Task details:
Copy the lines of the data below exactly, starting at the first and stopping after the line that contains "const noiseNames = ['blue"; include no pictures.

Source data:
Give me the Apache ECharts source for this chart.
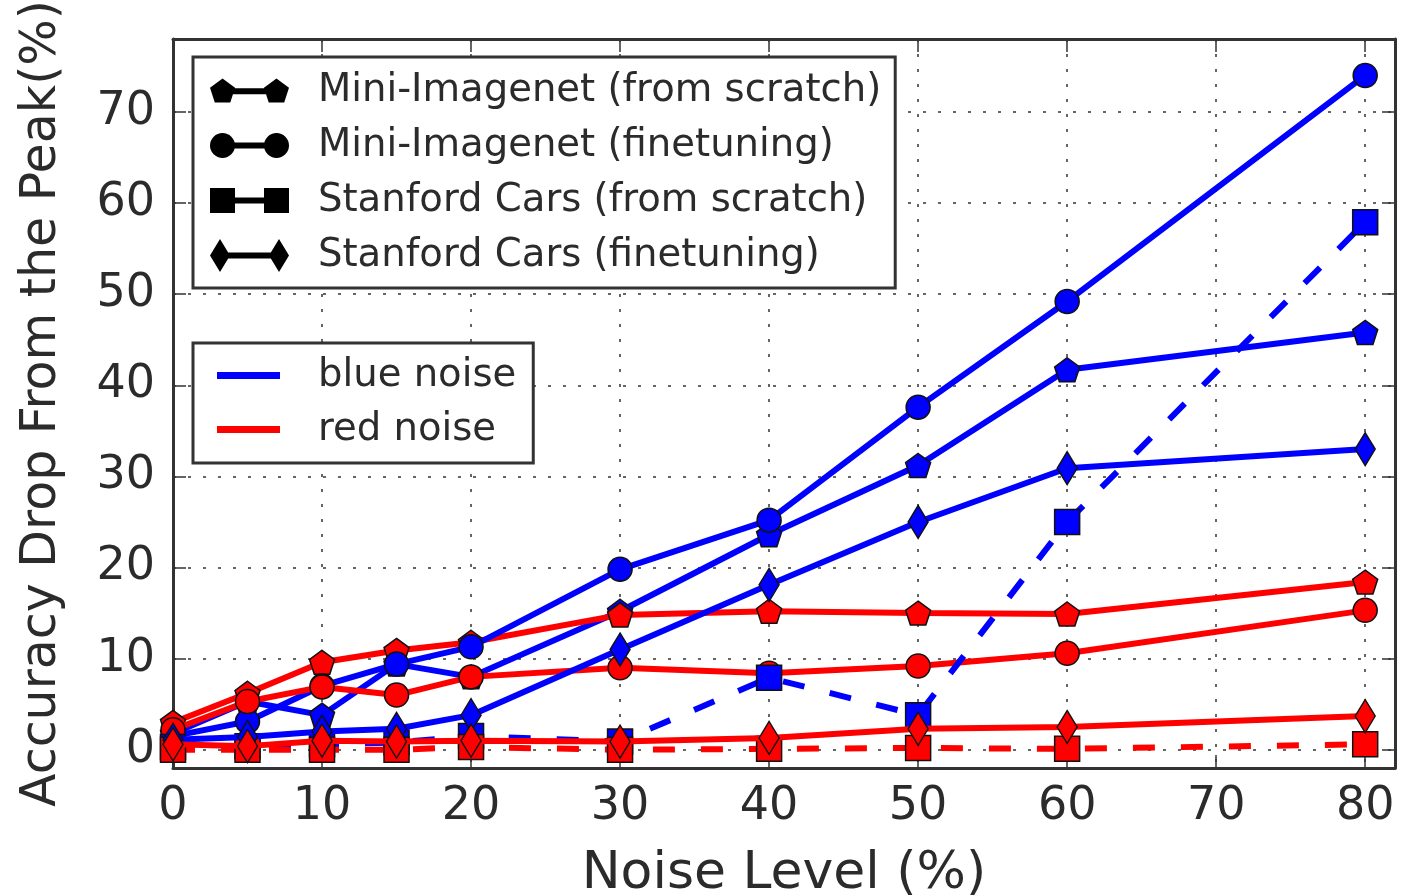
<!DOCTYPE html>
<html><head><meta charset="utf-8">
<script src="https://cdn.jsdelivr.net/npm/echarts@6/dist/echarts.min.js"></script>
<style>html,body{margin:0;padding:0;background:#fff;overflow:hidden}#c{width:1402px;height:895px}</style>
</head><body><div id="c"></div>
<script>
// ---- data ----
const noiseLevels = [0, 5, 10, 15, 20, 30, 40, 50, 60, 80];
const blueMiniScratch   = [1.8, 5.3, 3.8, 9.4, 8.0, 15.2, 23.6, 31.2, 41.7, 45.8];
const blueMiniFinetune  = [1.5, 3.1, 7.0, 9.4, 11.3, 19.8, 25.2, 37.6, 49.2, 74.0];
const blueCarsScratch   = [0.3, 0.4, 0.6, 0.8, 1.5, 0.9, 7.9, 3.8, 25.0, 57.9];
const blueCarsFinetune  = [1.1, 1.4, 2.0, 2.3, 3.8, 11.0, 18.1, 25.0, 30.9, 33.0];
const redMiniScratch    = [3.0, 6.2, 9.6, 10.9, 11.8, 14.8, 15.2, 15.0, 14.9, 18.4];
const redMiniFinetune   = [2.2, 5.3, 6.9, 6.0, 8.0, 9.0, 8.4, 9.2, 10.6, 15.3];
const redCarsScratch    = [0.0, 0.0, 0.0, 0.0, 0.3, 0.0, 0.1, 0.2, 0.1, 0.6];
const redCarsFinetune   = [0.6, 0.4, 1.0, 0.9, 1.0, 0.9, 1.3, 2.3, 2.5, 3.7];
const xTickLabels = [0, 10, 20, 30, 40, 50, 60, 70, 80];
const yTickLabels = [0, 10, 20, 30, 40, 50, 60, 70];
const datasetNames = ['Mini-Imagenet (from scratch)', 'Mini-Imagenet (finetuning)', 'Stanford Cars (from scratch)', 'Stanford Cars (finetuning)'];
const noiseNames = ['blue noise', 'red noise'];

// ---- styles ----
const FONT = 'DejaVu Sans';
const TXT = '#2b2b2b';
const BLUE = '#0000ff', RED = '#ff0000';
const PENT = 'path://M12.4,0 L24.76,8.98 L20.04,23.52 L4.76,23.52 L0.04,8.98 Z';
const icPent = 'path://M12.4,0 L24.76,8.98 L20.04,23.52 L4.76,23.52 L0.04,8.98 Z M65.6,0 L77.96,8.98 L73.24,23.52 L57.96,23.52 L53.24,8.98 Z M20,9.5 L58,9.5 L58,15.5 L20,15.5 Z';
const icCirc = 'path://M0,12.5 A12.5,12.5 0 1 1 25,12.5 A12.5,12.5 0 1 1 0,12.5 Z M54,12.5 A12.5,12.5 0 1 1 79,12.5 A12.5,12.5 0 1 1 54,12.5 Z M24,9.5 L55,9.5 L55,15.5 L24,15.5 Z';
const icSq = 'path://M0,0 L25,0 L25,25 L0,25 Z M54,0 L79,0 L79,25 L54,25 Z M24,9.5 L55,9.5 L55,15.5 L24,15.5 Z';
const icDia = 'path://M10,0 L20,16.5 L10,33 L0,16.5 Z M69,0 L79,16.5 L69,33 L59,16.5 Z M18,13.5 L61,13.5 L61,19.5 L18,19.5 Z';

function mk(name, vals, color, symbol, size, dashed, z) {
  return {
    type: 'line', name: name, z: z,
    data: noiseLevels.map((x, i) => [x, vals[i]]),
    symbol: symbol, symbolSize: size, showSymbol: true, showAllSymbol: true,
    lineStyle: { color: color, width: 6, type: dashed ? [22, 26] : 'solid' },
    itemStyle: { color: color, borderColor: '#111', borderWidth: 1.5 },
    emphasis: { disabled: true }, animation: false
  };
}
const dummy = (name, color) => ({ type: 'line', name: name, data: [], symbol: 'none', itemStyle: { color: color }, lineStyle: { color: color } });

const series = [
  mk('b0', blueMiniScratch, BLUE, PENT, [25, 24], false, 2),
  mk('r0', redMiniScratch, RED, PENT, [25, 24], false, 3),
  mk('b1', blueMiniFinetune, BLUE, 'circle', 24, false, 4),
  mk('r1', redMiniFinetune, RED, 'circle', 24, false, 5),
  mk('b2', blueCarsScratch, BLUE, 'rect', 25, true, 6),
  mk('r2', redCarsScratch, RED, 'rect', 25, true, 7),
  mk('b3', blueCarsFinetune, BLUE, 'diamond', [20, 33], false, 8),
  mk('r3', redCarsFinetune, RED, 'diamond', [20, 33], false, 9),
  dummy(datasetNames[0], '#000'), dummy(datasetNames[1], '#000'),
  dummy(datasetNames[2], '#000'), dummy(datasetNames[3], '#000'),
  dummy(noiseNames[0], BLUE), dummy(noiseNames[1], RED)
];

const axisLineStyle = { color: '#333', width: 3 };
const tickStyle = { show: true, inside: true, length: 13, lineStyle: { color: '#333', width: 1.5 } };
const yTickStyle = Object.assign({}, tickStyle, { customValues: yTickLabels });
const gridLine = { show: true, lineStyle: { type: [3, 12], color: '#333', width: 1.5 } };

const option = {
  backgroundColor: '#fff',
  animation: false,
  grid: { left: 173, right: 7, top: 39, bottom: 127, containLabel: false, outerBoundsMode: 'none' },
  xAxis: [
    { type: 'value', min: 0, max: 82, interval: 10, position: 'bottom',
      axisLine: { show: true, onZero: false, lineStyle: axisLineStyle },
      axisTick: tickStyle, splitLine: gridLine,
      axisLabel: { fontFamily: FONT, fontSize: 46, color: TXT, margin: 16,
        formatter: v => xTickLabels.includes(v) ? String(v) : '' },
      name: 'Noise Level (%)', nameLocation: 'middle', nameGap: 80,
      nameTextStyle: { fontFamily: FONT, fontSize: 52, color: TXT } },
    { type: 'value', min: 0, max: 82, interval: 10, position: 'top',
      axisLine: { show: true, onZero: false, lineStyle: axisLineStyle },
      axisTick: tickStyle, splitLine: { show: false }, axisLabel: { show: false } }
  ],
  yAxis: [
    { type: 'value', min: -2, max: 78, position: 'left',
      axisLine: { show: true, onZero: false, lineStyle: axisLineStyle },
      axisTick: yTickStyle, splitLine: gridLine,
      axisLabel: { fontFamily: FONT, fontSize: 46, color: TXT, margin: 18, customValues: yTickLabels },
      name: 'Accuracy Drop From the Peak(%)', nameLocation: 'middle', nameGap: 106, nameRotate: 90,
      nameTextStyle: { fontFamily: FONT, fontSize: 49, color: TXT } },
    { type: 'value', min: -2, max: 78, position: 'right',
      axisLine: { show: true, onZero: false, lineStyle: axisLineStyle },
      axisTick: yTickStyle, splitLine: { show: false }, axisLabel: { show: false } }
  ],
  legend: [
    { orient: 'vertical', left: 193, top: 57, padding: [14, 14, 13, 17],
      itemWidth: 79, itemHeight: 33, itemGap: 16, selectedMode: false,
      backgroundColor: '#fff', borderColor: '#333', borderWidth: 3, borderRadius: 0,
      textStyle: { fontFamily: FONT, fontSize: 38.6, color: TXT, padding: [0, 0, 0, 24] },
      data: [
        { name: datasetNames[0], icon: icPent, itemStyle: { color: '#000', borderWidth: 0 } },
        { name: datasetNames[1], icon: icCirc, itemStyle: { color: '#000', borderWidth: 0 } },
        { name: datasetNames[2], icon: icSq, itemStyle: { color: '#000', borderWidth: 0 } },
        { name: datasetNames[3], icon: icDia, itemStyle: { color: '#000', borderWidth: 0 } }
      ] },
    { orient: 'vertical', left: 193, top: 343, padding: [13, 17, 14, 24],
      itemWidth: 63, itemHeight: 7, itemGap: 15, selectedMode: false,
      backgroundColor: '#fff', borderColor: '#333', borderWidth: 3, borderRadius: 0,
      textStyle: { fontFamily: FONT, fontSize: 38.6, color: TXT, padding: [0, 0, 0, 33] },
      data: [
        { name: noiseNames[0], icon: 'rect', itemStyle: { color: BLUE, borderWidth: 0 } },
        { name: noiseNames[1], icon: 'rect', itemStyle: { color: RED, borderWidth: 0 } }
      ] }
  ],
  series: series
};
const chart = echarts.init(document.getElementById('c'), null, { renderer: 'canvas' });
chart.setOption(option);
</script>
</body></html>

The completed task:
Give me the Apache ECharts source for this chart.
<!DOCTYPE html>
<html><head><meta charset="utf-8">
<script src="https://cdn.jsdelivr.net/npm/echarts@6/dist/echarts.min.js"></script>
<style>html,body{margin:0;padding:0;background:#fff;overflow:hidden}#c{width:1402px;height:895px}</style>
</head><body><div id="c"></div>
<script>
// ---- data ----
const noiseLevels = [0, 5, 10, 15, 20, 30, 40, 50, 60, 80];
const blueMiniScratch   = [1.8, 5.3, 3.8, 9.4, 8.0, 15.2, 23.6, 31.2, 41.7, 45.8];
const blueMiniFinetune  = [1.5, 3.1, 7.0, 9.4, 11.3, 19.8, 25.2, 37.6, 49.2, 74.0];
const blueCarsScratch   = [0.3, 0.4, 0.6, 0.8, 1.5, 0.9, 7.9, 3.8, 25.0, 57.9];
const blueCarsFinetune  = [1.1, 1.4, 2.0, 2.3, 3.8, 11.0, 18.1, 25.0, 30.9, 33.0];
const redMiniScratch    = [3.0, 6.2, 9.6, 10.9, 11.8, 14.8, 15.2, 15.0, 14.9, 18.4];
const redMiniFinetune   = [2.2, 5.3, 6.9, 6.0, 8.0, 9.0, 8.4, 9.2, 10.6, 15.3];
const redCarsScratch    = [0.0, 0.0, 0.0, 0.0, 0.3, 0.0, 0.1, 0.2, 0.1, 0.6];
const redCarsFinetune   = [0.6, 0.4, 1.0, 0.9, 1.0, 0.9, 1.3, 2.3, 2.5, 3.7];
const xTickLabels = [0, 10, 20, 30, 40, 50, 60, 70, 80];
const yTickLabels = [0, 10, 20, 30, 40, 50, 60, 70];
const datasetNames = ['Mini-Imagenet (from scratch)', 'Mini-Imagenet (finetuning)', 'Stanford Cars (from scratch)', 'Stanford Cars (finetuning)'];
const noiseNames = ['blue noise', 'red noise'];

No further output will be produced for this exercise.